The Indian, when passing from savage ferocity into quiet life, undergoes this transmigration with the most unfavourable circumstances. All the considerations, by which he was formerly influenced, are cut off; and no new ones are introduced to his view. War and hunting, wisdom in council and eloquence in debate, the only objects of his former ambition, and the sources of all his former glory, vanish at once. To them nothing succeeds which presents him a single allurement. He hates labour, and is therefore poor. But among civilized people, poverty is, in the common opinion, only another name for disgrace. For reflection and

study he is utterly unqualified; from the want not of capacity, but of inclination. Labour and thought, therefore, being both odious, and in his view contemptible, he is at the outset precluded from attempting either. But with these, all motives, which prompt to any exertion in civilized life, are inseparably connected. Hence his mind is left to the government of instinct, and the remaining influence of his former habits. In this manner he sinks down to the state of a mere animal; and in his mode of life resembles a brute more than a man. Ardent spirits in this case vary the dull course of his feelings with a pleasure, derived from nothing else, and therefore peculiarly agreeable. The pool, sluggish and dead, is for a moment brushed by an agitating breeze; but, when it is past, the broken scum unites, and resumes its former appearance of loathsome and noxious stagnation.
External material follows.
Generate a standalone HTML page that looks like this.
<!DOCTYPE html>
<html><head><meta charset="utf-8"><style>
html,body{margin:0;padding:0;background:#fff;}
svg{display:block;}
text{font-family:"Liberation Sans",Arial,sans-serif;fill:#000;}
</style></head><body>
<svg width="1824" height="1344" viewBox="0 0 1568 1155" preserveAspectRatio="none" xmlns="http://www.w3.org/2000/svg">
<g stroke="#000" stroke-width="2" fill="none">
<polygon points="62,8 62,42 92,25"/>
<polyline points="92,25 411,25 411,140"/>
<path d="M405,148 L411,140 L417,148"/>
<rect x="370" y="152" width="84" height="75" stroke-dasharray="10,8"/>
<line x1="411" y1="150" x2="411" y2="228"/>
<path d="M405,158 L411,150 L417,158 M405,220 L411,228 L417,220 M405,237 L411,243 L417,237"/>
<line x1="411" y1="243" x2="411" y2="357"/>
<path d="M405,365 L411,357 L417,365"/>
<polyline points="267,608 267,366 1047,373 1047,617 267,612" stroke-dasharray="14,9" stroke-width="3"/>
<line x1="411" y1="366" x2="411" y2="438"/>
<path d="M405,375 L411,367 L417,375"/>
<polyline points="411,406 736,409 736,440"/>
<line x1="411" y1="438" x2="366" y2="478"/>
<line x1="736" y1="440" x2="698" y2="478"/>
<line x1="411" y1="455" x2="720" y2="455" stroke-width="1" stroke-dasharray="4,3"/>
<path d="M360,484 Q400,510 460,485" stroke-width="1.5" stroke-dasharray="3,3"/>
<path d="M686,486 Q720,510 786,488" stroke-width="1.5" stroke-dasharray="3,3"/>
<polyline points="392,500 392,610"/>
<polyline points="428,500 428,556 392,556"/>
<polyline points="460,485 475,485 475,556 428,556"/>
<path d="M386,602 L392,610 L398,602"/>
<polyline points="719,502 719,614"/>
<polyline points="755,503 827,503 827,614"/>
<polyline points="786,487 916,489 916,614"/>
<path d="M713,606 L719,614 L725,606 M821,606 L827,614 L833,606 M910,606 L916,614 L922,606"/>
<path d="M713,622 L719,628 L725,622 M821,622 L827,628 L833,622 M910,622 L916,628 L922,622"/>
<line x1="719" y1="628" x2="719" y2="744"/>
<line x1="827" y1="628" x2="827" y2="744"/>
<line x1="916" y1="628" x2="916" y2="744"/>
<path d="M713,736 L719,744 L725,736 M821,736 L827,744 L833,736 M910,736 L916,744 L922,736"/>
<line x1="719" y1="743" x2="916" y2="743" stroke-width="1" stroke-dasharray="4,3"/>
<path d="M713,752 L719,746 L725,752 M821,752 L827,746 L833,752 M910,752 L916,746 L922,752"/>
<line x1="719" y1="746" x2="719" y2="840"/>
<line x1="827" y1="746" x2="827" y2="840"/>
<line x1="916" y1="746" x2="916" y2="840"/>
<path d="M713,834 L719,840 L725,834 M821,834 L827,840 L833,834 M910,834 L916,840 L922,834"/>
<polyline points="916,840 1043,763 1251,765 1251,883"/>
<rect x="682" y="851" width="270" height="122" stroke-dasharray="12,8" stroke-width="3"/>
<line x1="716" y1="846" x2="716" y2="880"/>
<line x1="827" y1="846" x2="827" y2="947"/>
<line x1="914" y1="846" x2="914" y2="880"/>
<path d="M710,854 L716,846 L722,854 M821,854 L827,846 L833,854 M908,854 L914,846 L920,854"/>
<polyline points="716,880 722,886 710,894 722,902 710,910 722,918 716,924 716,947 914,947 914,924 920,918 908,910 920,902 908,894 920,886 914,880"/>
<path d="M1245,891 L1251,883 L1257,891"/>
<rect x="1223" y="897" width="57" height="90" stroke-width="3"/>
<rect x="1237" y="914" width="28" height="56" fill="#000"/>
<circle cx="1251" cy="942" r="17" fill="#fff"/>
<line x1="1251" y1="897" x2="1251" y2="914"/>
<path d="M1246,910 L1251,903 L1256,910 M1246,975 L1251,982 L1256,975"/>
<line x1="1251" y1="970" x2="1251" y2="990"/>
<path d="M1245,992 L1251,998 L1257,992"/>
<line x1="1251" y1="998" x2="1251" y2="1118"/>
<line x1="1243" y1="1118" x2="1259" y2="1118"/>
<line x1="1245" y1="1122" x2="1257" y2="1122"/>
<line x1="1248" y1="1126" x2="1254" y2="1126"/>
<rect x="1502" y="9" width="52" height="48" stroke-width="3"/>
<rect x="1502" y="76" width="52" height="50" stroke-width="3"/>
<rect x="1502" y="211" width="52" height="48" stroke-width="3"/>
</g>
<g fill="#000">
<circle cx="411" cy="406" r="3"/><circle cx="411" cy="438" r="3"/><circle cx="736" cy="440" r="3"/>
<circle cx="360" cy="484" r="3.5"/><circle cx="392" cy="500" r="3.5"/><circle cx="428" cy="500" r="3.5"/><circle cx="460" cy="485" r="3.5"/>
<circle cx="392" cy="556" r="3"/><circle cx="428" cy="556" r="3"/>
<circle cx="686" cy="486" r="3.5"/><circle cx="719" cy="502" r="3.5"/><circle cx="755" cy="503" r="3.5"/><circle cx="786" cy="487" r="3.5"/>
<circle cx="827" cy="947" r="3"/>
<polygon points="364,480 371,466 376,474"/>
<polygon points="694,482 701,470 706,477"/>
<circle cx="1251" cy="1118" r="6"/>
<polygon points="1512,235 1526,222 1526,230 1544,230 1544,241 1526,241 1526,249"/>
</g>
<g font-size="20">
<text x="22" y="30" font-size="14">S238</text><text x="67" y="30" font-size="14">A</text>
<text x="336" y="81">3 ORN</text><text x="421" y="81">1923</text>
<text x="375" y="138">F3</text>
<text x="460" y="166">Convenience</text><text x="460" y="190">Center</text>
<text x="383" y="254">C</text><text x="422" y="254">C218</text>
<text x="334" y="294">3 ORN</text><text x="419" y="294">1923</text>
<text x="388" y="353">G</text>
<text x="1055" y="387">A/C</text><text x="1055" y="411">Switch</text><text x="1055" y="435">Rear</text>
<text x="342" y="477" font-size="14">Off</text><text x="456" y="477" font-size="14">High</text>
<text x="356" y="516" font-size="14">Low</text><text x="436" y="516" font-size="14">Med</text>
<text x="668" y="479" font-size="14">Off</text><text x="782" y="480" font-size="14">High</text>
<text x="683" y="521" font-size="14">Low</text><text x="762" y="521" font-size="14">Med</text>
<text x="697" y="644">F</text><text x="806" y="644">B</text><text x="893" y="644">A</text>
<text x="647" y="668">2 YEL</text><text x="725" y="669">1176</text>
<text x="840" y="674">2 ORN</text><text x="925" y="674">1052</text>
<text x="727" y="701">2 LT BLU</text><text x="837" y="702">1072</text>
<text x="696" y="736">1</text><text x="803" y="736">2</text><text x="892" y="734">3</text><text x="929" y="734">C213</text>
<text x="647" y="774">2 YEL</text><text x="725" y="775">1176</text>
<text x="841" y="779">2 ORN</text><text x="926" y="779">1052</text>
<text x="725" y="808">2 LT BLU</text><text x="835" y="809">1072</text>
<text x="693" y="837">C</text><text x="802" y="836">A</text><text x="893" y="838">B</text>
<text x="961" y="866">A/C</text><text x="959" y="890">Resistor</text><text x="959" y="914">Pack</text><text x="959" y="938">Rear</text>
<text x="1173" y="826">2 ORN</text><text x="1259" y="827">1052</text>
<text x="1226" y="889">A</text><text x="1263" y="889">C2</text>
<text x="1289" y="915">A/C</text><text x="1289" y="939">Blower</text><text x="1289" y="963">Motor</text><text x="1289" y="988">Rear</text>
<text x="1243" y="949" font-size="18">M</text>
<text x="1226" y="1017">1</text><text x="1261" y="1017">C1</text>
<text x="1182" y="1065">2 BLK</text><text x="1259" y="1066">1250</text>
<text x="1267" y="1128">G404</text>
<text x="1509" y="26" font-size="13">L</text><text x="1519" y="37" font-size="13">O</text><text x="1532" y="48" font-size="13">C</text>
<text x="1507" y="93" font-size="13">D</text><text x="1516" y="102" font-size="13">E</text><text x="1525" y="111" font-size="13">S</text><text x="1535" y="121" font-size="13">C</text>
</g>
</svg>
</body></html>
Savages can be successfully changed into civilized men only in two modes. Christianity, by establishing a sense of duty to God," always conveys with it motives, capable of prompting the soul to any thing which it commands; such as the attainment of mental peace, the approbation of God, the esteem of good men, safety from perdition, and a title to eternal life. Even Indians under its influence have in many instances exhibited fair specimens of virtuous and commendable conduct. In spite of all their habits; they have employed themselves in useful business; and, in spite of their ignorance and errors, have acquired the esteem of christians. If Indians are to be civilized without the immediate influence of christianity, the work must be accomplished in such a manner, that they must not cease to feel the motives, which produced their former conduct, until they have begun to feel new ones; that they shall be engaged by new objects of allurement before they have bidden a final adieu to the old; and that they shall not lose the sense, and hope, of reputation, while passing through the metamorphosis, by which they are changed from savages into citizens. An Indian, hopelessly sunk below the possession, and the attainment, of character, can never without an exertion of Omnipotence, cease to be an Indian; i. e. a sloth, a sot, and a vagabond.